Direction
Reproduce each line exactly, including spacing and punctuation.

Material provided
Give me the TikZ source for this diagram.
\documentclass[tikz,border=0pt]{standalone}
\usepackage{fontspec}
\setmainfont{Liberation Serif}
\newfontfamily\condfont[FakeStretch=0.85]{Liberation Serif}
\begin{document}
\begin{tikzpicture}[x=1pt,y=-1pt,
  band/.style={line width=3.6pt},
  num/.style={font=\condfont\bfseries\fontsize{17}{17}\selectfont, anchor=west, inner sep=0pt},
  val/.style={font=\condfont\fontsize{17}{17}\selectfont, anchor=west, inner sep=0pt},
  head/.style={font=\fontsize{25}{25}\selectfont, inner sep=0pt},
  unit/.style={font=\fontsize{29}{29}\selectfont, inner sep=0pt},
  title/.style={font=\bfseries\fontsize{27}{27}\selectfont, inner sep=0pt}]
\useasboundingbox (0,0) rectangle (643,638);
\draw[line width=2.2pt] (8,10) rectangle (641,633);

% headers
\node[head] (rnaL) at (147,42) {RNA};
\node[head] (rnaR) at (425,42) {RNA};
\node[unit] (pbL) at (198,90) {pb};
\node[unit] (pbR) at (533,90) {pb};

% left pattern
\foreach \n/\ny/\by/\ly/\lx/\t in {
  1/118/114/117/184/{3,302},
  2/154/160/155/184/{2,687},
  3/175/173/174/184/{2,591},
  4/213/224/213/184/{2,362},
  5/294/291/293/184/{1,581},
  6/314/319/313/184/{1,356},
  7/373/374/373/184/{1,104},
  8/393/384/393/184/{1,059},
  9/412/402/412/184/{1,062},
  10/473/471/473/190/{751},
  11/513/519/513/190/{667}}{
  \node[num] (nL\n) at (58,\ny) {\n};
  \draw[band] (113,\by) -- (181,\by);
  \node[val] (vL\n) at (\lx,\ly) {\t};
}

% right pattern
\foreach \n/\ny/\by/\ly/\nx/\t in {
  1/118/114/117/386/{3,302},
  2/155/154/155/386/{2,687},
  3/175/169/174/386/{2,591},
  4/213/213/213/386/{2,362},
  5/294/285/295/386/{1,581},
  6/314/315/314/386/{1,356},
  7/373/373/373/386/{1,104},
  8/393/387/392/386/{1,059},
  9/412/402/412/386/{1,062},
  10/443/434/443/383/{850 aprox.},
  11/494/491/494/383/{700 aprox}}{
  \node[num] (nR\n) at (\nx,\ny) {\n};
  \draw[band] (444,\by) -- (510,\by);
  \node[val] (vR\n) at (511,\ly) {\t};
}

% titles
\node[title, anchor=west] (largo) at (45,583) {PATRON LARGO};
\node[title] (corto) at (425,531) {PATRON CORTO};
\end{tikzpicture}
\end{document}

Output for this exercise
Give me the TikZ source for this diagram.
\documentclass[tikz,border=0pt]{standalone}
\usepackage{fontspec}
\setmainfont{Liberation Serif}
\newfontfamily\condfont[FakeStretch=0.85]{Liberation Serif}
\begin{document}
\begin{tikzpicture}[x=1pt,y=-1pt,
  band/.style={line width=3.6pt},
  num/.style={font=\condfont\bfseries\fontsize{17}{17}\selectfont, anchor=west, inner sep=0pt},
  val/.style={font=\condfont\fontsize{17}{17}\selectfont, anchor=west, inner sep=0pt},
  head/.style={font=\fontsize{25}{25}\selectfont, inner sep=0pt},
  unit/.style={font=\fontsize{29}{29}\selectfont, inner sep=0pt},
  title/.style={font=\bfseries\fontsize{27}{27}\selectfont, inner sep=0pt}]
\useasboundingbox (0,0) rectangle (643,638);
\draw[line width=2.2pt] (8,10) rectangle (641,633);

% headers
\node[head] (rnaL) at (147,42) {RNA};
\node[head] (rnaR) at (425,42) {RNA};
\node[unit] (pbL) at (198,90) {pb};
\node[unit] (pbR) at (533,90) {pb};

% left pattern
\foreach \n/\ny/\by/\ly/\lx/\t in {
  1/118/114/117/184/{3,302},
  2/154/160/155/184/{2,687},
  3/175/173/174/184/{2,591},
  4/213/224/213/184/{2,362},
  5/294/291/293/184/{1,581},
  6/314/319/313/184/{1,356},
  7/373/374/373/184/{1,104},
  8/393/384/393/184/{1,059},
  9/412/402/412/184/{1,062},
  10/473/471/473/190/{751},
  11/513/519/513/190/{667}}{
  \node[num] (nL\n) at (58,\ny) {\n};
  \draw[band] (113,\by) -- (181,\by);
  \node[val] (vL\n) at (\lx,\ly) {\t};
}

% right pattern
\foreach \n/\ny/\by/\ly/\nx/\t in {
  1/118/114/117/386/{3,302},
  2/155/154/155/386/{2,687},
  3/175/169/174/386/{2,591},
  4/213/213/213/386/{2,362},
  5/294/285/295/386/{1,581},
  6/314/315/314/386/{1,356},
  7/373/373/373/386/{1,104},
  8/393/387/392/386/{1,059},
  9/412/402/412/386/{1,062},
  10/443/434/443/383/{850 aprox.},
  11/494/491/494/383/{700 aprox}}{
  \node[num] (nR\n) at (\nx,\ny) {\n};
  \draw[band] (444,\by) -- (510,\by);
  \node[val] (vR\n) at (511,\ly) {\t};
}

% titles
\node[title, anchor=west] (largo) at (45,583) {PATRON LARGO};
\node[title] (corto) at (425,531) {PATRON CORTO};
\end{tikzpicture}
\end{document}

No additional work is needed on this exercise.